Copy the lines of the data below exactly, starting at the first and stopping after the line that contains "from matplotlib.patches import Patch"; include no pictures.
##### Supplied data
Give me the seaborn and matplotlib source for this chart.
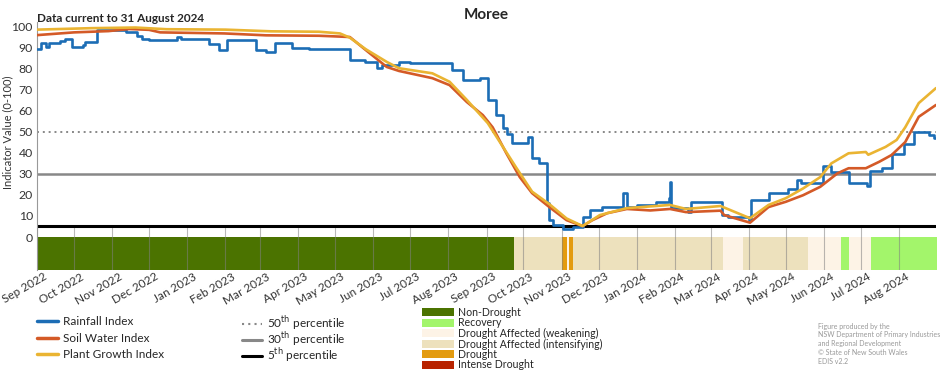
import numpy as np
import pandas as pd
import seaborn as sns
import matplotlib.pyplot as plt
import matplotlib.dates as mdates
import matplotlib.transforms as mtransforms
from matplotlib.lines import Line2D
from matplotlib.patches import Patch

# ---------------------------------------------------------------
# Values (Moree, Sep 2022 - Aug 2024)
rain_dates = ['2022-09-01', '2022-09-04', '2022-09-08', '2022-09-11', '2022-09-20', '2022-09-24',
              '2022-09-29', '2022-10-08', '2022-10-10', '2022-10-20', '2022-11-12', '2022-11-21',
              '2022-11-25', '2022-12-01', '2022-12-24', '2022-12-27', '2023-01-19', '2023-01-27',
              '2023-02-02', '2023-02-26', '2023-03-06', '2023-03-13', '2023-03-27', '2023-04-10',
              '2023-05-13', '2023-05-25', '2023-06-04', '2023-06-08', '2023-06-22', '2023-07-01',
              '2023-08-04', '2023-08-13', '2023-08-27', '2023-09-02', '2023-09-09', '2023-09-14',
              '2023-09-18', '2023-09-22', '2023-10-05', '2023-10-08', '2023-10-14', '2023-10-20',
              '2023-10-22', '2023-10-25', '2023-11-02', '2023-11-10', '2023-11-18', '2023-11-24',
              '2023-12-04', '2023-12-21', '2023-12-24', '2024-01-01', '2024-01-17', '2024-01-27',
              '2024-01-28', '2024-01-29', '2024-02-12', '2024-02-14', '2024-03-10', '2024-03-15',
              '2024-04-01', '2024-04-03', '2024-04-17', '2024-05-03', '2024-05-10', '2024-05-13',
              '2024-05-31', '2024-06-07', '2024-06-21', '2024-07-06', '2024-07-08', '2024-07-18',
              '2024-07-26', '2024-08-05', '2024-08-13', '2024-08-25', '2024-08-29', '2024-08-31']
rain_values = [89, 92, 90, 92, 93, 94,
               90, 91, 92.5, 98, 97, 95.5,
               94, 93.4, 95, 93.7, 91.5, 88.6,
               93.4, 88.5, 87.8, 92.2, 89.7, 89.1,
               84, 83, 80, 81.5, 83, 82.5,
               79, 74.5, 75.5, 65, 57.8, 51.6,
               49, 44.5, 47.5, 37.4, 35, 16,
               8, 5.7, 4, 4.7, 9.5, 12.8,
               14.2, 21, 14.2, 15, 16.7, 18.4,
               26, 13.6, 12, 16.7, 10.4, 9.5,
               8, 17.5, 21, 23, 27, 25.7,
               33.7, 30.7, 25.7, 24, 31.4, 32.8,
               39.4, 44, 49.6, 48.5, 47, 47]

soil_dates = ['2022-09-01', '2022-10-01', '2022-10-29', '2022-11-15', '2022-12-01', '2022-12-10',
              '2023-01-31', '2023-03-06', '2023-04-18', '2023-05-05', '2023-05-13', '2023-05-26',
              '2023-06-12', '2023-06-22', '2023-07-19', '2023-08-02', '2023-08-16', '2023-08-29',
              '2023-09-06', '2023-09-17', '2023-09-28', '2023-10-08', '2023-10-22', '2023-11-05',
              '2023-11-18', '2023-11-26', '2023-12-08', '2023-12-24', '2024-01-12', '2024-01-28',
              '2024-02-10', '2024-03-09', '2024-03-12', '2024-04-02', '2024-04-17', '2024-05-01',
              '2024-05-15', '2024-05-29', '2024-06-12', '2024-06-21', '2024-07-05', '2024-07-16',
              '2024-07-26', '2024-08-06', '2024-08-17', '2024-08-31']
soil_values = [95.7, 97, 97.6, 98.6, 98.2, 97,
               96.5, 95.6, 95.4, 95, 94.8, 88.6,
               80.6, 78.7, 75.3, 72, 64, 57.8,
               52, 39.8, 28.4, 20.8, 14.2, 8,
               5.2, 8, 11.3, 13.3, 12.6, 13.3,
               11.8, 12.5, 10.4, 6.8, 14.2, 16.7,
               19.8, 23.8, 30.2, 32.6, 32.6, 35.7,
               38.9, 45, 57, 62.6]

plant_dates = ['2022-09-01', '2022-10-15', '2022-11-20', '2022-12-15', '2023-02-01', '2023-03-10',
               '2023-04-18', '2023-05-05', '2023-05-13', '2023-05-26', '2023-06-12', '2023-06-22',
               '2023-07-19', '2023-08-02', '2023-08-16', '2023-09-02', '2023-09-25', '2023-10-08',
               '2023-10-22', '2023-11-05', '2023-11-18', '2023-12-02', '2023-12-24', '2024-01-28',
               '2024-02-10', '2024-03-09', '2024-04-02', '2024-04-17', '2024-05-01', '2024-05-15',
               '2024-05-29', '2024-06-07', '2024-06-21', '2024-07-05', '2024-07-07', '2024-07-21',
               '2024-07-30', '2024-08-06', '2024-08-17', '2024-08-31']
plant_values = [98.3, 99, 99.3, 98.5, 98.3, 97.5,
                97.3, 96.5, 94.5, 89, 83, 80,
                77.6, 73.6, 65, 54, 33, 21.5,
                15.6, 8.8, 5.2, 10.4, 13.7, 15.2,
                13.3, 14.7, 8.9, 15.2, 18.4, 23,
                28.4, 34.9, 39.7, 40.3, 39, 42.7,
                46, 52, 63.5, 70.6]

# drought category strip (start date of each segment)
band_starts = ['2022-09-01', '2023-09-23', '2023-11-01', '2023-11-05', '2023-11-07', '2023-11-10',
               '2024-03-11', '2024-03-27', '2024-05-19', '2024-06-15', '2024-06-21', '2024-07-09']
band_end = '2024-09-01'
band_classes = ['Non-Drought', 'Drought Affected (intensifying)', 'Drought',
                'Drought Affected (weakening)', 'Drought', 'Drought Affected (intensifying)',
                'Drought Affected (weakening)', 'Drought Affected (intensifying)',
                'Drought Affected (weakening)', 'Recovery', 'Drought Affected (weakening)', 'Recovery']

category_names = ['Non-Drought', 'Recovery', 'Drought Affected (weakening)',
                  'Drought Affected (intensifying)', 'Drought', 'Intense Drought']
category_colors = ['#4b7300', '#a3f56b', '#fdf3e6', '#ede1bd', '#e39b10', '#b82300']

percentile_levels = [50, 30, 5]

# ---------------------------------------------------------------
sns.set_style('white')
plt.rcParams['font.family'] = ['Lato', 'DejaVu Sans']

rain_color, soil_color, plant_color = '#1c6db5', '#d45a27', '#eab432'
cat_color = dict(zip(category_names, category_colors))
ymin = -15.5

fig = plt.figure(figsize=(9.52, 3.70), dpi=100)
ax = fig.add_axes([0.0389, 0.271, 0.9443, 0.670])

# drought strip under the zero line
starts = pd.to_datetime(band_starts)
ends = list(starts[1:]) + [pd.Timestamp(band_end)]
for s, e, c in zip(starts, ends, band_classes):
    ax.fill_between([s, e], ymin, 0, color=cat_color[c], lw=0, zorder=1)

month_ticks = pd.date_range('2022-09-01', '2024-08-01', freq='MS')
ax.vlines(month_ticks, ymin, 5, colors='gray', alpha=0.55, lw=0.8, zorder=1.5)

# percentile reference lines
ax.axhline(percentile_levels[0], color='#888888', ls=(0, (1, 2)), lw=1.4, zorder=1.6)
ax.axhline(percentile_levels[1], color='#888888', lw=1.8, zorder=1.6)
ax.axhline(percentile_levels[2], color='black', lw=2.2, zorder=1.6)

# index lines
rain = pd.DataFrame({'date': pd.to_datetime(rain_dates), 'value': rain_values})
soil = pd.DataFrame({'date': pd.to_datetime(soil_dates), 'value': soil_values})
plant = pd.DataFrame({'date': pd.to_datetime(plant_dates), 'value': plant_values})

sns.lineplot(data=rain, x='date', y='value', ax=ax, color=rain_color, lw=1.9,
             drawstyle='steps-post', estimator=None, zorder=3)
sns.lineplot(data=soil, x='date', y='value', ax=ax, color=soil_color, lw=1.9,
             estimator=None, zorder=3)
sns.lineplot(data=plant, x='date', y='value', ax=ax, color=plant_color, lw=1.9,
             estimator=None, zorder=3.1)

ax.set_xlim(pd.Timestamp('2022-09-01'), pd.Timestamp('2024-08-31'))
ax.set_ylim(ymin, 102)
ax.set_yticks(range(0, 101, 10))
ax.tick_params(axis='y', direction='in', length=7, color='#bbbbbb', labelsize=8.8,
               labelcolor='#333333', pad=3)
ax.set_xticks(month_ticks)
ax.xaxis.set_major_formatter(mdates.DateFormatter('%b %Y'))
ax.tick_params(axis='x', length=0, pad=1, labelsize=8.5, labelcolor='#333333')
offset = mtransforms.ScaledTranslation(6 / 100, 0, fig.dpi_scale_trans)
for lbl in ax.get_xticklabels():
    lbl.set_rotation(30)
    lbl.set_ha('right')
    lbl.set_va('top')
    lbl.set_rotation_mode('anchor')
    lbl.set_transform(lbl.get_transform() + offset)

ax.set_xlabel('')
ax.set_ylabel('Indicator Value (0-100)', fontsize=8, color='#333333')
ax.yaxis.set_label_coords(-0.026, 0.555)
for side in ['top', 'right', 'bottom']:
    ax.spines[side].set_visible(False)
ax.spines['left'].set_color('#999999')
ax.grid(False)

fig.text(486 / 952, 1 - 15 / 370, 'Moree', ha='center', va='center',
         fontsize=11, fontweight='bold')
fig.text(37 / 952, 1 - 18 / 370, 'Data current to 31 August 2024', ha='left', va='center',
         fontsize=8.5, fontweight='bold')

# legends
idx_handles = [Line2D([], [], color=c, lw=2.5) for c in [rain_color, soil_color, plant_color]]
fig.legend(idx_handles, ['Rainfall Index', 'Soil Water Index', 'Plant Growth Index'],
           loc='upper left', bbox_to_anchor=(37 / 952, 1 - 316 / 370), frameon=False,
           fontsize=8.5, handlelength=1.8, handletextpad=0.4, labelspacing=0.48,
           borderpad=0, borderaxespad=0)

pct_handles = [Line2D([], [], color='#888888', ls=(0, (1, 2)), lw=1.5),
               Line2D([], [], color='#888888', lw=2.2),
               Line2D([], [], color='black', lw=2.2)]
fig.legend(pct_handles, ['50$^{\\rm th}$ percentile', '30$^{\\rm th}$ percentile',
                         '5$^{\\rm th}$ percentile'],
           loc='upper left', bbox_to_anchor=(242 / 952, 1 - 314 / 370), frameon=False,
           fontsize=8.5, handlelength=1.7, handletextpad=0.4, labelspacing=-0.16,
           borderpad=0, borderaxespad=0)

cat_handles = [Patch(facecolor=c, edgecolor='none') for c in category_colors]
fig.legend(cat_handles, category_names, loc='upper left',
           bbox_to_anchor=(422 / 952, 1 - 307 / 370), frameon=False, fontsize=7.6,
           handlelength=3.0, handleheight=0.75, handletextpad=0.4, labelspacing=-0.05,
           borderpad=0, borderaxespad=0)

footer = ['Figure produced by the', 'NSW Department of Primary Industries',
          'and Regional Development', '\u00a9 State of New South Wales', 'EDIS v2.2']
for i, line in enumerate(footer):
    fig.text(818 / 952, 1 - (326 + 8.8 * i) / 370, line, ha='left', va='center',
             fontsize=5, color='#999999')

fig.savefig('out.png', dpi=100)
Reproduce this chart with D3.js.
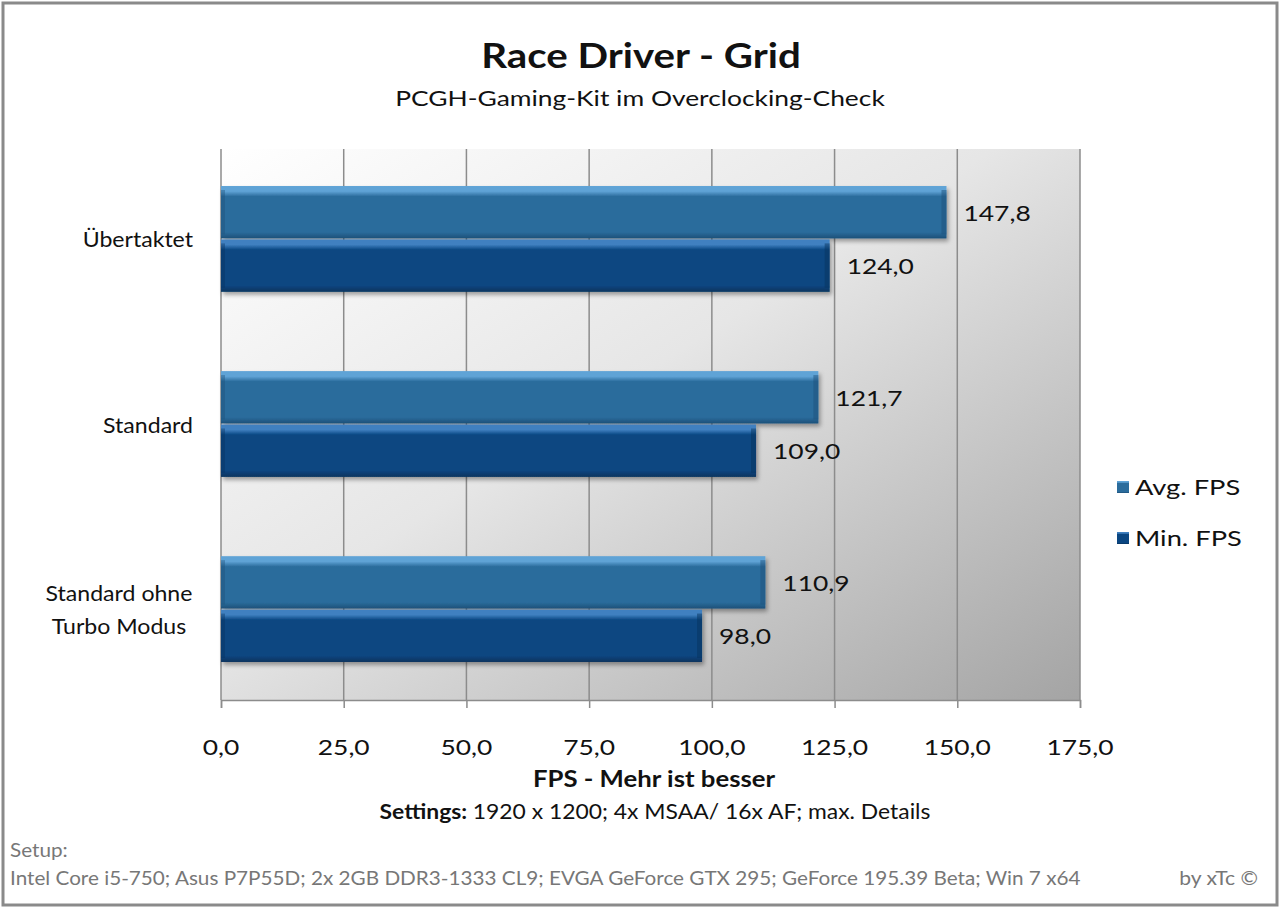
<!DOCTYPE html>
<html><head><meta charset="utf-8">
<script src="https://cdn.jsdelivr.net/npm/d3@7"></script>
<style>body{margin:0;background:#fff;} svg{display:block;font-family:Lato,"Open Sans",sans-serif;}</style>
</head><body><svg id="c" width="1280" height="910"></svg>
<script>
const categories = ["Übertaktet", "Standard", "Standard ohne|Turbo Modus"];
const seriesNames = ["Avg. FPS", "Min. FPS"];
const avgFps = [147.8, 121.7, 110.9];
const minFps = [124.0, 109.0, 98.0];
const tickValues = [0, 25, 50, 75, 100, 125, 150, 175];
const colors = {"Avg. FPS": ["#5fa3d6", "#2b6c9c", "#1d5079"], "Min. FPS": ["#3f80c0", "#0a4681", "#07335e"]};

const svg = d3.select("#c");
const defs = svg.append("defs");
svg.append("rect").attr("x", 3).attr("y", 3).attr("width", 1274).attr("height", 902)
  .attr("fill", "#fff").attr("stroke", "#8a8a8a").attr("stroke-width", 3);

const L = 221, R = 1080, T = 149, B = 700;
const x = d3.scaleLinear().domain([0, 175]).range([L, R]);
const y0 = d3.scaleBand().domain(categories).range([T, B]).paddingInner(0.423).paddingOuter(0.2);
const y1 = d3.scaleBand().domain(seriesNames).range([0, y0.bandwidth()]);

function txt(parent, tx, ty, size, sx, anchor, weight, fill) {
  return parent.append("text").attr("transform", `translate(${tx},${ty}) scale(${sx},1)`)
    .attr("text-anchor", anchor).attr("font-size", size).attr("font-weight", weight || "normal")
    .attr("fill", fill || "#111");
}

const bg = defs.append("linearGradient").attr("id", "bg").attr("x1", 0).attr("y1", 0).attr("x2", 1).attr("y2", 1);
bg.append("stop").attr("offset", "0%").attr("stop-color", "#ffffff");
bg.append("stop").attr("offset", "45%").attr("stop-color", "#e6e6e6");
bg.append("stop").attr("offset", "100%").attr("stop-color", "#a4a4a4");
svg.append("rect").attr("x", L).attr("y", T).attr("width", R - L).attr("height", B - T).attr("fill", "url(#bg)");

svg.append("g").selectAll("line").data(tickValues).join("line")
  .attr("x1", d => x(d)).attr("x2", d => x(d)).attr("y1", T).attr("y2", B)
  .attr("stroke", "#8c8c8c").attr("stroke-width", 1.5);

const fmt = d => d.toFixed(1).replace(".", ",");
const ax = svg.append("g").attr("transform", `translate(0,${B})`)
  .call(d3.axisBottom(x).tickValues(tickValues).tickFormat("").tickSize(8));
ax.select(".domain").attr("stroke", "#8c8c8c").attr("stroke-width", 1.5);
ax.selectAll(".tick line").attr("stroke", "#8c8c8c").attr("stroke-width", 1.5);
const tickG = svg.append("g");
tickValues.forEach(v => txt(tickG, x(v), 755, 22, 1.2, "middle").text(fmt(v)));

seriesNames.forEach((s, i) => {
  const g = defs.append("linearGradient").attr("id", "g" + i).attr("x1", 0).attr("y1", 0).attr("x2", 0).attr("y2", 1);
  const c = colors[s];
  g.append("stop").attr("offset", "0%").attr("stop-color", c[0]);
  g.append("stop").attr("offset", "10%").attr("stop-color", c[0]);
  g.append("stop").attr("offset", "20%").attr("stop-color", c[1]);
  g.append("stop").attr("offset", "88%").attr("stop-color", c[1]);
  g.append("stop").attr("offset", "100%").attr("stop-color", c[2]);
});
const sh = defs.append("filter").attr("id", "sh").attr("x", "-5%").attr("y", "-20%").attr("width", "110%").attr("height", "150%");
sh.append("feDropShadow").attr("dx", 2).attr("dy", 3).attr("stdDeviation", 2).attr("flood-color", "#000").attr("flood-opacity", 0.35);

const rows = [];
categories.forEach((c, i) => {
  rows.push({cat: c, s: seriesNames[0], v: avgFps[i], si: 0});
  rows.push({cat: c, s: seriesNames[1], v: minFps[i], si: 1});
});
const bars = svg.append("g").selectAll("g").data(rows).join("g");
bars.append("rect")
  .attr("x", x(0)).attr("y", d => y0(d.cat) + y1(d.s))
  .attr("width", d => x(d.v) - x(0)).attr("height", y1.bandwidth() - 1)
  .attr("fill", d => `url(#g${d.si})`).attr("filter", "url(#sh)");
bars.append("rect")
  .attr("x", d => x(d.v) - 5).attr("y", d => y0(d.cat) + y1(d.s) + 4)
  .attr("width", 5).attr("height", y1.bandwidth() - 9)
  .attr("fill", d => colors[d.s][2]).attr("opacity", 0.5);
bars.append("rect")
  .attr("x", x(0)).attr("y", d => y0(d.cat) + y1(d.s) + 4)
  .attr("width", 4).attr("height", y1.bandwidth() - 9)
  .attr("fill", d => colors[d.s][2]).attr("opacity", 0.4);

const valG = svg.append("g");
rows.forEach(d => txt(valG, x(d.v) + 17, y0(d.cat) + y1(d.s) + y1.bandwidth() / 2 + 8, 22, 1.2, "start").text(fmt(d.v)));

const catG = svg.append("g");
categories.forEach(c => {
  const parts = c.split("|");
  const cy = y0(c) + y0.bandwidth() / 2;
  if (parts.length === 1) {
    txt(catG, 193, cy + 8, 21, 1.1, "end").text(c);
  } else {
    parts.forEach((p, k) => txt(catG, 119, cy + (k - (parts.length - 1) / 2) * 33 + 8, 21, 1.1, "middle").text(p));
  }
});

txt(svg, 641, 68, 35, 1.15, "middle", "bold").text("Race Driver - Grid");
txt(svg, 640, 106, 22, 1.2, "middle").text("PCGH-Gaming-Kit im Overclocking-Check");
txt(svg, 654, 787, 22, 1.17, "middle", "bold").text("FPS - Mehr ist besser");
const st = txt(svg, 655, 819, 21, 1.09, "middle");
st.append("tspan").attr("font-weight", "bold").text("Settings: ");
st.append("tspan").text("1920 x 1200; 4x MSAA/ 16x AF; max. Details");

const lg = svg.append("g").selectAll("g").data(seriesNames).join("g")
  .attr("transform", (d, i) => `translate(1117,${481 + i * 51})`);
lg.append("rect").attr("width", 12).attr("height", 12).attr("fill", (d, i) => `url(#g${i})`);
lg.each(function (d) { txt(d3.select(this), 18, 14, 22, 1.24, "start").text(d); });

txt(svg, 10, 857, 19, 1.09, "start", "normal", "#777").text("Setup:");
txt(svg, 10, 885, 19, 1.09, "start", "normal", "#777")
  .text("Intel Core i5-750; Asus P7P55D; 2x 2GB DDR3-1333 CL9; EVGA GeForce GTX 295; GeForce  195.39 Beta; Win 7 x64");
txt(svg, 1258, 885, 19, 1.11, "end", "normal", "#777").text("by xTc ©");
</script></body></html>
##########
◆ Answer to this problem
Give me the seaborn and matplotlib source for this chart.
import numpy as np
import pandas as pd
import seaborn as sns
import matplotlib.pyplot as plt
import matplotlib.dates as mdates
import matplotlib.transforms as mtransforms
from matplotlib.lines import Line2D
from matplotlib.patches import Patch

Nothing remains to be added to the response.